━━━ Recorded information

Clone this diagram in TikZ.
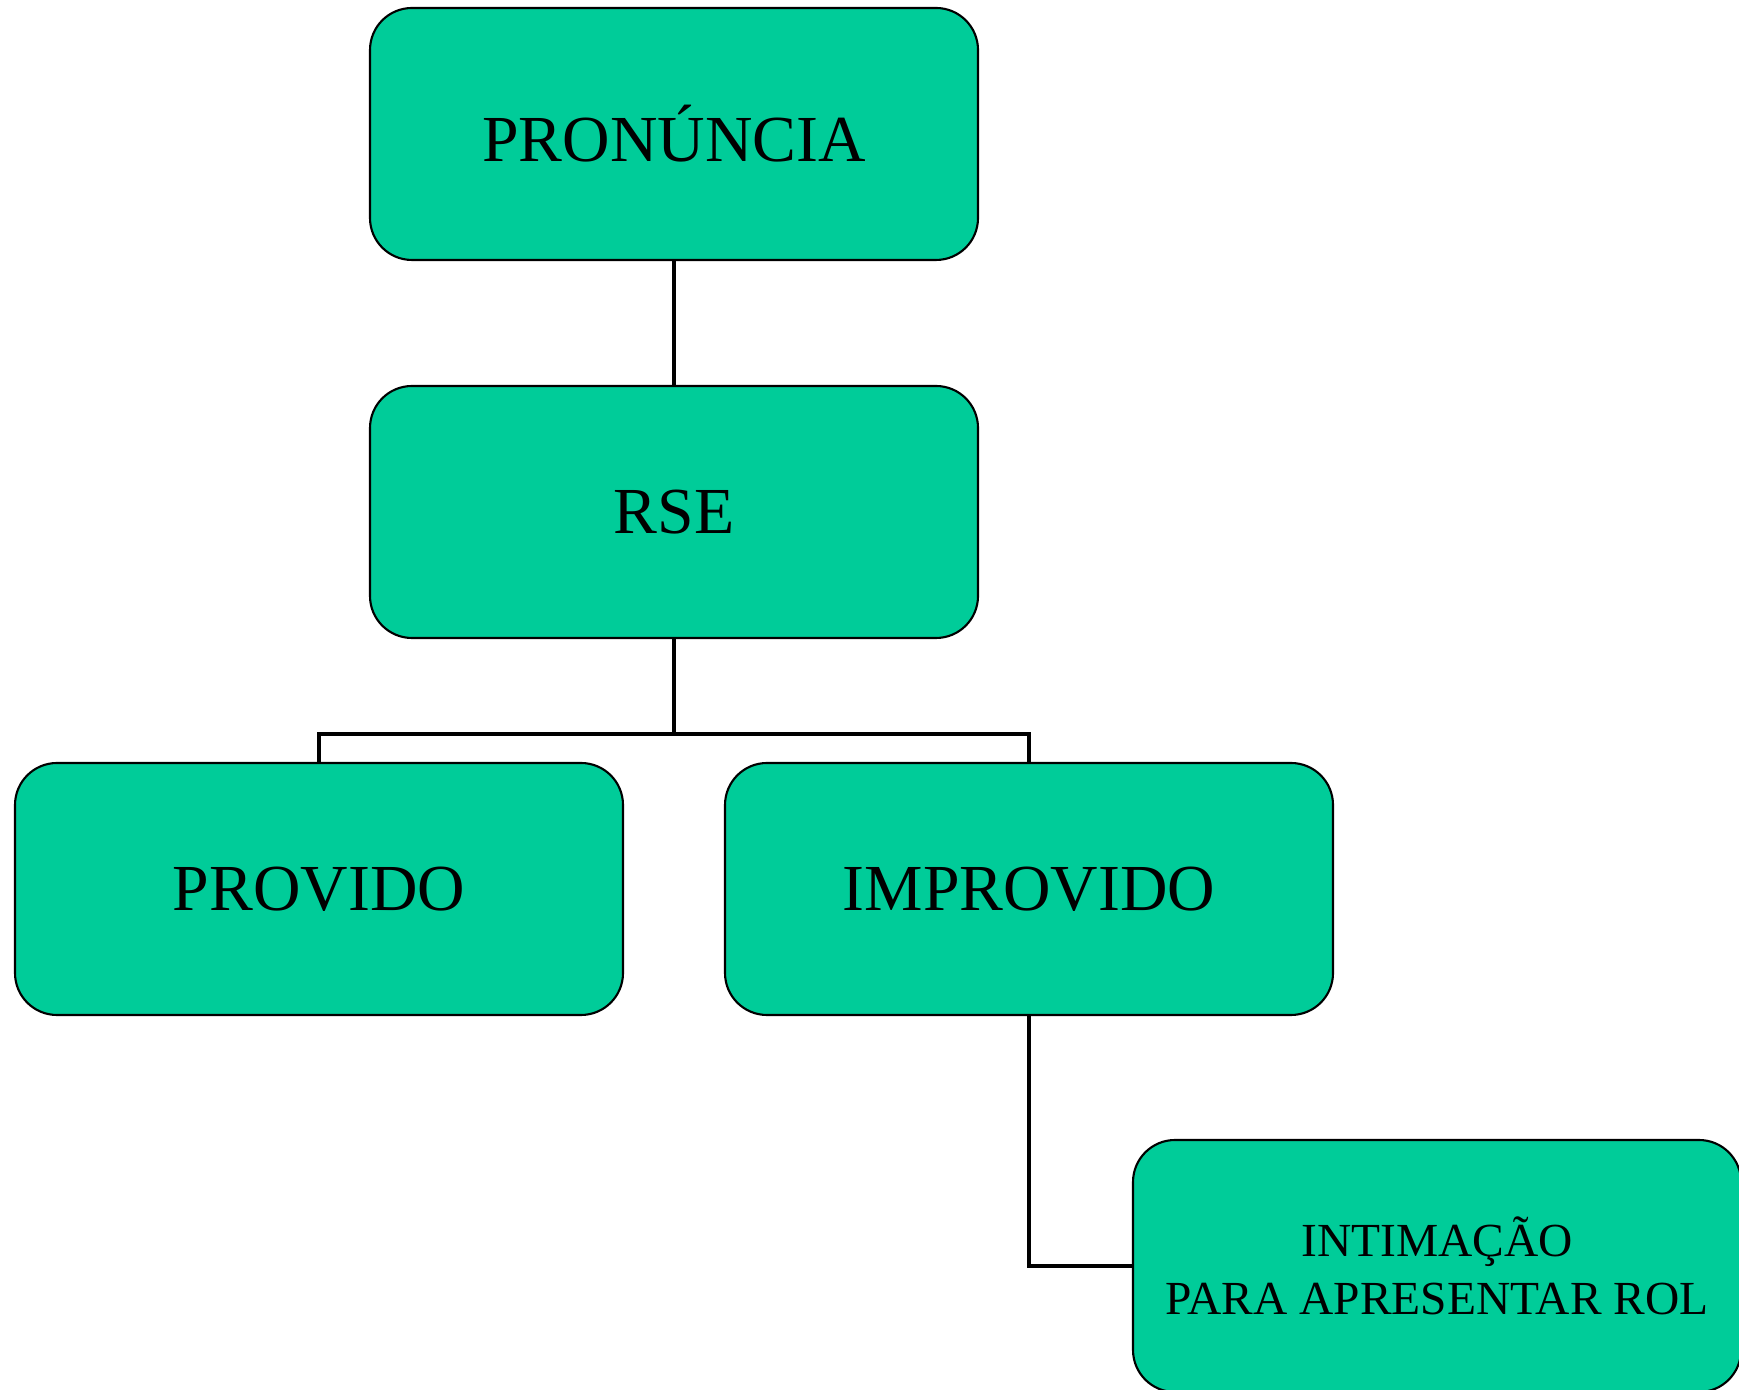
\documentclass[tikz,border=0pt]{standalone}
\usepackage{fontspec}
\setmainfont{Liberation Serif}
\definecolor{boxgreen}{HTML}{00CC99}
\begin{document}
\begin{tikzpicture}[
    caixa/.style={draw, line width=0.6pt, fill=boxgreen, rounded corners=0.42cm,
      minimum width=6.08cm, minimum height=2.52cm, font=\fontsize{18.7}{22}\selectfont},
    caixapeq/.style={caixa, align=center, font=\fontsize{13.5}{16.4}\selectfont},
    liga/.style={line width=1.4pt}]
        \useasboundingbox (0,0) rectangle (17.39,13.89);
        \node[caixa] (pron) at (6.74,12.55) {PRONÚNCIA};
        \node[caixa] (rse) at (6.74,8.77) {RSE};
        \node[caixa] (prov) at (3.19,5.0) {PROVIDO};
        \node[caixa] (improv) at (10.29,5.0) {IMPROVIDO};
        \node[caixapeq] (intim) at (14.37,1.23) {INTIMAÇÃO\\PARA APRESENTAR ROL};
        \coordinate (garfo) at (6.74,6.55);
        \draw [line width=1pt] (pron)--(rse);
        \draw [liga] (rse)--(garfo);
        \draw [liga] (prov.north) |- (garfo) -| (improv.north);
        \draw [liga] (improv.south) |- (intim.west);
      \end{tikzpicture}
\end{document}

━━━━━━

→ **Set exercise**: Word for word, quote the full listing, omitting every picture.

→ **The answer**:
Clone this diagram in TikZ.
\documentclass[tikz,border=0pt]{standalone}
\usepackage{fontspec}
\setmainfont{Liberation Serif}
\definecolor{boxgreen}{HTML}{00CC99}
\begin{document}
\begin{tikzpicture}[
    caixa/.style={draw, line width=0.6pt, fill=boxgreen, rounded corners=0.42cm,
      minimum width=6.08cm, minimum height=2.52cm, font=\fontsize{18.7}{22}\selectfont},
    caixapeq/.style={caixa, align=center, font=\fontsize{13.5}{16.4}\selectfont},
    liga/.style={line width=1.4pt}]
        \useasboundingbox (0,0) rectangle (17.39,13.89);
        \node[caixa] (pron) at (6.74,12.55) {PRONÚNCIA};
        \node[caixa] (rse) at (6.74,8.77) {RSE};
        \node[caixa] (prov) at (3.19,5.0) {PROVIDO};
        \node[caixa] (improv) at (10.29,5.0) {IMPROVIDO};
        \node[caixapeq] (intim) at (14.37,1.23) {INTIMAÇÃO\\PARA APRESENTAR ROL};
        \coordinate (garfo) at (6.74,6.55);
        \draw [line width=1pt] (pron)--(rse);
        \draw [liga] (rse)--(garfo);
        \draw [liga] (prov.north) |- (garfo) -| (improv.north);
        \draw [liga] (improv.south) |- (intim.west);
      \end{tikzpicture}
\end{document}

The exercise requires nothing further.